What do you think? Political scientists and historians, help me out here.

UPDATE: Some good stuff in the comments thread. I especially like this one from Matthew Robare:

I don’t think this analysis has anything to do with the Benedict Option. Lilla is starting with a political paradigm about the organization of society at large — one that assumes a secular liberal representative democracy.

In contrast, the Benedict Option, as I understand it, starts with a paradigm centered on what Dorothy L. Sayers called the “Whole Man” — humans as humans with needs, a place in the cosmos and ultimately a destiny beyond politics and economics.

The point of the BenOp is preservation, not endless growth; the long-term, not apocalyptic immediacy; remembering that we are on a pilgrimage to our heavenly home, not remaking earth in the image of one man; to be a living thing capable of going against the flow and not a dead thing that can only be carried along by it.

It’s not surprising that it’s difficult to write about or describe. In human history I can think of only two things that really show the whole idea: the Catholic Chruch in the early Middle Ages and European Jewry before the 19th century.
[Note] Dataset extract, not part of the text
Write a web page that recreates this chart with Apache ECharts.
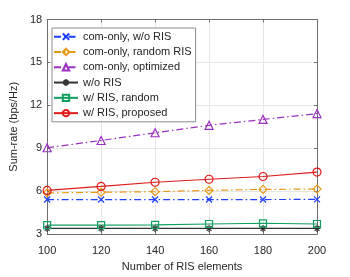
<!DOCTYPE html>
<html><head><meta charset="utf-8">
<script src="https://cdn.jsdelivr.net/npm/echarts@6/dist/echarts.min.js"></script>
<style>html,body{margin:0;padding:0;background:#fff}#c{width:350px;height:277px}</style>
</head><body><div id="c"></div>
<script>
var categories = [100, 120, 140, 160, 180, 200];
var comOnlyNoRIS = [5.41, 5.41, 5.41, 5.41, 5.41, 5.42];
var comOnlyRandom = [5.87, 5.92, 5.96, 6.05, 6.12, 6.14];
var comOnlyOpt = [9.03, 9.54, 10.08, 10.6, 11.01, 11.42];
var noRIS = [3.39, 3.39, 3.39, 3.39, 3.39, 3.39];
var risRandom = [3.62, 3.62, 3.64, 3.70, 3.75, 3.70];
var risProposed = [6.05, 6.33, 6.62, 6.83, 7.02, 7.33];
var yTicks = [3, 6, 9, 12, 15, 18];
var names = ['com-only, w/o RIS','com-only, random RIS','com-only, optimized','w/o RIS','w/ RIS, random','w/ RIS, proposed'];

var X = 'path://M0,0L10,10M10,0L0,10';
var AST = 'path://M5,0L5,10M0,5L10,5M1.5,1.5L8.5,8.5M8.5,1.5L1.5,8.5';
var DD = [7, 3, 1.5, 3];

function mk(name, data, color, symbol, size, ltype) {
  return {
    name: name, type: 'line', data: data.map(function(v,i){return [categories[i], v];}),
    symbol: symbol, symbolSize: size, color: color,
    lineStyle: {color: color, width: 1.2, type: ltype},
    itemStyle: {color: 'rgba(255,255,255,0)', borderColor: color, borderWidth: 1.2},
    z: 3, animation: false
  };
}

var chart = echarts.init(document.getElementById('c'));
var axisCommon = {
  axisLine: {show: true, lineStyle: {color: '#6e6e6e', width: 1}},
  axisTick: {show: true, inside: true, length: 3, lineStyle: {color: '#6e6e6e'}},
  axisLabel: {color: '#262626', fontSize: 11, fontFamily: 'Liberation Sans, Arial'},
  nameTextStyle: {color: '#262626', fontSize: 11, fontFamily: 'Liberation Sans, Arial'}
};
chart.setOption({
  animation: false,
  grid: {left: 45, right: 33, top: 19.5, bottom: 38, show: false},
  xAxis: [
    Object.assign({}, axisCommon, {type: 'value', min: 100, max: 200, interval: 20,
      name: 'Number of RIS elements', nameLocation: 'middle', nameGap: 27,
      axisLabel: Object.assign({}, axisCommon.axisLabel, {margin: 11}),
      splitLine: {show: true, lineStyle: {color: '#e6e6e6', width: 1}}}),
    Object.assign({}, axisCommon, {type: 'value', position: 'top', min: 100, max: 200, interval: 20,
      axisLabel: {show: false}, splitLine: {show: false}})
  ],
  yAxis: [
    Object.assign({}, axisCommon, {type: 'value', min: 3, max: 18, interval: 3,
      name: 'Sum-rate (bps/Hz)', nameLocation: 'middle', nameGap: 25,
      axisLabel: Object.assign({}, axisCommon.axisLabel, {margin: 5}),
      splitLine: {show: true, lineStyle: {color: '#e6e6e6', width: 1}}}),
    Object.assign({}, axisCommon, {type: 'value', position: 'right', min: 3, max: 18, interval: 3,
      axisLabel: {show: false}, splitLine: {show: false}})
  ],
  legend: {
    orient: 'vertical', left: 52, top: 28,
    padding: [2, 4, 2, 1], itemGap: 2, itemWidth: 24, itemHeight: 8,
    backgroundColor: '#fff', borderColor: '#8c8c8c', borderWidth: 1, borderRadius: 0,
    textStyle: {fontSize: 11, color: '#262626', fontFamily: 'Liberation Sans, Arial', lineHeight: 13.3},
    data: names
  },
  series: [
    mk(names[0], comOnlyNoRIS, '#1f3fff', X, 6, DD),
    mk(names[1], comOnlyRandom, '#e69a1a', 'diamond', 8, DD),
    mk(names[2], comOnlyOpt, '#9a2fc0', 'triangle', 8, DD),
    mk(names[3], noRIS, '#333333', AST, 7, 'solid'),
    mk(names[4], risRandom, '#10a060', 'rect', 7, 'solid'),
    mk(names[5], risProposed, '#e01b1b', 'circle', 8, 'solid')
  ]
});
</script></body></html>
Also, I find Lilla’s dualism between conservatism as seeing rights as conventional and based on mutual obligations between the individual and society and liberalism as seeing individuals endowed with rights a false dichotomy. The natural law, the Church and experience teaches that it’s not either/or, but both/and. We do have obligations we incur within society, but we also have rights based on the dignity we have as beings created in God’s image.